Why not allow empty code blocks?

Rustom Mody rustompmody at gmail.com
Wed Aug 3 08:16:06 EDT 2016


On Wednesday, August 3, 2016 at 5:11:23 PM UTC+5:30, Steven D'Aprano wrote:
> On Wednesday 03 August 2016 05:22, Paul Rubin wrote:
> 
> >> The Halting Problem is easily solved for Bloop languages: they always
> >> halt.
> > 
> > If Bloop is powerful enough to "solve the halting problem" as you
> > describe, that gives it capabilities that Turing-complete languages
> > lack.  (Of course it also loses some capabilities).
> 
> It only solves it in the sense that it isn't capable of looping forever, so 
> there's never a question of whether or not a Bloop program will halt: they all 
> do. It doesn't have any capabilities that Floop lacks: Floop can solve any 
> problem that Bloop can solve, plus problems that Bloop cannot.
> 
> In a sense, it's a less extreme version of this:
> 
> Me: "I have here a computer which is immune to all computer viruses, malware 
> and hostile code, now and in the future!"
> 
> You: "That's great! Turn it on so we can see how it works."
> 
> Me: "Oh, it doesn't turn on. There's no power supply.

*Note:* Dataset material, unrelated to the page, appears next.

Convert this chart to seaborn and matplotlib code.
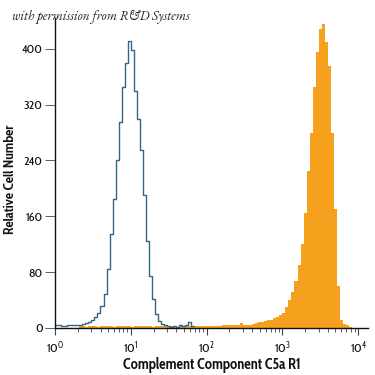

That was the only way I 
> could guarantee it wouldn't execute malware: by making sure it couldn't execute 
> *anything*."
> 
> While I suppose it is true that a computer that doesn't run is still a 
> computer, its an abuse of language to say that it has capabilities that running 
> computers lack:
> 
> - unhackable
> - immune to all viruses
> - unaffected by power surges
> - data storage is 100% reliable, never lose data again
> - instantaneous log-off and shutdown
> 
> :-)

There he comes waddling in… Your  cute-n-cudly strawman!!
A more realistic analogy would be phones
The cellphones we use today often crash
The first nokia I used never crashed but could still run out of battery
And the round-dial landlines of 30 years ago had not even that problem

But correspondingly the functionality:
The early landlines could just dial a NUMBER (which you looked up from a 
dead-tree book)
The first cell phones had some rudimentary phone book
Nowadays phones do everything a computer can… Including crash!